|
I can see this as being a problem, like you said, if there isn't communication, but I don't think that demanding a "PBFD" expert is realistic or scalable. But in my experience the PM is technical enough to understand what's going on. (Can write some SQL to answer questions, possibly ex-engineer themselves, etc.) They're in the same meetings, same email threads, looking at the same set of OKRs, etc. It's part of the engineers' jobs (B/F/D whatever) to communicate their constraints and their ideas (both product and pure-tech) to the PM, and it's part of the PM's job to take those into account when advocating for what should be done. Similarly, the more the engineers know each others' specialties, the better they can coordinate. It's probably more important for everyone to have "a little bit of product" in them, but that doesn't mean we don't need a product-specialist. When it's time for quarterly planning, the PM's voice is definitely loud, but they're still just one voice in the room. They're the one accountable for the product, which gives them some leverage, but the other voices are there (TLs, managers, etc.) Now I can see this going terribly wrong if the scale is off (only one PM for too many engineers), or if communication breaks down (PM scribbles a "design" on a napkin and faxes it over), or if only the PM is consulted for planning. But the problem there is that communication broke down, not that it's bad to have a PM. |
There was a PM post this last week[0] where I can cite possible flaws. The PM creating this post has engineering experience, so it's possible that he will make all of the correct decisions, but he is also centralizing a big portion of the decision making. That can be good, especially if he is of the PBFD variety.
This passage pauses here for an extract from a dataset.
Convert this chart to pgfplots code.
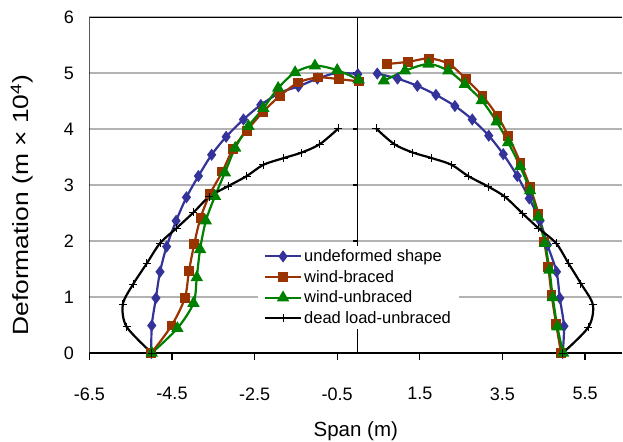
\documentclass[border=0pt]{standalone}
\usepackage{fontspec}
\setmainfont{Liberation Sans}
\usepackage{pgfplots}
\pgfplotsset{compat=1.18}
\definecolor{cblue}{RGB}{51,51,153}
\definecolor{cred}{RGB}{153,51,0}
\definecolor{cgreen}{RGB}{0,128,0}
\definecolor{cgrid}{RGB}{179,179,179}
\begin{document}
\begin{tikzpicture}
\begin{axis}[
  scale only axis, width=532.8bp, height=336bp,
  xmin=-6.5, xmax=6.4, ymin=0, ymax=6,
  axis line style={draw=none},
  xtick={-6.5,-4.5,-2.5,-0.5,1.5,3.5,5.5},
  xticklabels={-6.5,-4.5,-2.5,-0.5,1.5,3.5,5.5},
  ytick={0,1,2,3,4,5,6},
  yticklabels={0,1,2,3,4,5,6},
  xtick pos=left, xtick align=outside, major tick length=7bp,
  xtick style={black, line width=1.2bp},
  ytick style={draw=none},
  ymajorgrids, grid style={cgrid, line width=1.3bp},
  tick label style={font=\fontsize{18bp}{21bp}\selectfont},
  yticklabel style={xshift=-12bp},
  xticklabel style={yshift=-24bp},
  xlabel={Span (m)},
  ylabel={\scalebox{1.2}[1]{Deformation (m × 10\textsuperscript{4})}},
  every axis x label/.style={at={(axis description cs:0.5,-0.232)}, anchor=center, font=\fontsize{20.5bp}{24bp}\selectfont},
  every axis y label/.style={at={(axis description cs:-0.1265,0.44)}, anchor=center, rotate=90, font=\fontsize{22bp}{26bp}\selectfont},
  legend style={at={(rel axis cs:0.316,0.32)}, anchor=north west, draw=none, fill=white,
    font=\fontsize{16.5bp}{19bp}\selectfont, inner xsep=6bp, inner ysep=2bp, row sep=3.2bp},
  legend cell align=left,
  legend image code/.code={\draw[mark repeat=2,mark phase=2,#1] plot coordinates {(0bp,0bp) (18bp,0bp) (36bp,0bp)};},
  every axis plot/.append style={line width=2.2bp, smooth},
]
\draw[line width=1.3bp] (rel axis cs:0,0) -- (rel axis cs:0,1) -- (rel axis cs:1,1);
\draw[line width=1.3bp] (rel axis cs:0,0) -- (rel axis cs:1,0);
\draw[line width=1.2bp] (axis cs:0,0) -- (axis cs:0,6);
\pgfplotsinvokeforeach{0,1,2,3,4,5,6}{\draw[line width=1.2bp] (axis cs:0,#1) -- ([xshift=-5bp]axis cs:0,#1);}

% undeformed shape
\addplot[cblue, mark=diamond*, mark size=4.3bp, mark options={solid, fill=cblue}] coordinates {
(-5.00,0.00) (-4.99,0.49) (-4.89,0.98) (-4.79,1.45) (-4.63,1.90) (-4.40,2.36) (-4.15,2.78) (-3.86,3.16) (-3.54,3.54) (-3.19,3.86) (-2.77,4.17) (-2.35,4.43) (-1.88,4.65) (-1.44,4.76) (-0.98,4.90) (-0.51,5.00) (0.00,4.98)};
\addlegendentry{undeformed shape}
% wind-braced
\addplot[cred, mark=square*, mark size=3.8bp, mark options={solid, fill=cred}] coordinates {
(-5.00,0.00) (-4.51,0.49) (-4.19,0.98) (-4.09,1.46) (-3.96,1.95) (-3.81,2.41) (-3.58,2.84) (-3.28,3.24) (-3.02,3.65) (-2.69,3.97) (-2.29,4.31) (-1.89,4.59) (-1.44,4.83) (-0.96,4.92) (-0.45,4.89) (0.02,4.85)};
\addlegendentry{wind-braced}
% wind-unbraced
\addplot[cgreen, mark=triangle*, mark size=5bp, mark options={solid, fill=cgreen}] coordinates {
(-4.99,0.00) (-4.37,0.44) (-3.98,0.89) (-3.90,1.35) (-3.82,1.85) (-3.68,2.36) (-3.46,2.80) (-3.22,3.22) (-2.97,3.66) (-2.65,4.05) (-2.29,4.37) (-1.93,4.73) (-1.52,5.01) (-1.04,5.13) (-0.50,5.05) (0.02,4.88)};
\addlegendentry{wind-unbraced}
% dead load-unbraced
\addplot[black, mark=+, mark size=4bp, mark options={solid, line width=1bp}] coordinates {
(-4.99,0.00) (-5.60,0.47) (-5.69,0.87) (-5.44,1.23) (-5.11,1.60) (-4.79,1.96) (-4.39,2.23) (-3.98,2.51) (-3.60,2.79) (-3.14,2.98) (-2.69,3.16) (-2.29,3.36) (-1.80,3.48) (-1.36,3.58) (-0.92,3.73) (-0.47,4.01)};
\addlegendentry{dead load-unbraced}

% right branches
\addplot[forget plot, cblue, mark=diamond*, mark size=4.3bp, mark options={solid, fill=cblue}] coordinates {
(0.47,4.99) (0.96,4.90) (1.44,4.77) (1.89,4.61) (2.35,4.41) (2.77,4.17) (3.17,3.88) (3.52,3.55) (3.86,3.16) (4.15,2.76) (4.41,2.36) (4.59,1.93) (4.81,1.45) (4.89,0.98) (4.99,0.48) (4.96,0.00)};
\addplot[forget plot, cred, mark=square*, mark size=3.8bp, mark options={solid, fill=cred}] coordinates {
(0.70,5.16) (1.22,5.20) (1.73,5.26) (2.21,5.16) (2.62,4.89) (3.02,4.59) (3.38,4.23) (3.64,3.88) (3.94,3.39) (4.17,2.96) (4.37,2.49) (4.51,1.99) (4.61,1.53) (4.69,1.04) (4.80,0.52) (4.92,0.00)};
\addplot[forget plot, cgreen, mark=triangle*, mark size=5bp, mark options={solid, fill=cgreen}] coordinates {
(0.63,4.86) (1.14,5.04) (1.71,5.16) (2.19,5.04) (2.59,4.80) (3.00,4.51) (3.36,4.13) (3.64,3.76) (3.93,3.33) (4.17,2.90) (4.37,2.43) (4.53,1.96) (4.64,1.48) (4.72,0.99) (4.83,0.47) (4.97,0.00)};
\addplot[forget plot, black, mark=+, mark size=4bp, mark options={solid, line width=1bp}] coordinates {
(0.44,4.01) (0.88,3.73) (1.33,3.58) (1.79,3.48) (2.27,3.36) (2.67,3.16) (3.16,2.97) (3.56,2.79) (3.99,2.49) (4.37,2.23) (4.80,1.96) (5.10,1.60) (5.40,1.24) (5.69,0.86) (5.58,0.46) (4.96,0.00)};
\end{axis}
\pgfresetboundingbox
\path (-89.4bp,-89bp) rectangle (533.6bp,353bp);
\end{tikzpicture}
\end{document}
> "Do we absolutely need discount functionality at launch?"
This is a good question to have. You want to only build the MVP. But if you don't know what it will take to build[1], then you can't make that decision. If you make that decision, and don't communicate to the team that you made that decision, and they build a product that needs to be completely redone once that feature needs to be done, that's not ideal.
> "Which tasks depend on which other tasks?"
This is a good question to have. Another good question is: What parts of these tasks can we work on even if the entire story is dependent on some other task? Is the entire job going to take at minimum 23 weeks, or can we on week 1 spend a bunch of time doing "product cart price calculation" spike engineering task, while at the same time doing a "shopping cart containing product" spike task. Then when we get to the story, suddenly the implementation of the entire pipeline can be completed in a single sprint. If your engineers only see the story when its popped off of the top of the backlog, they won't be able to accomplish that.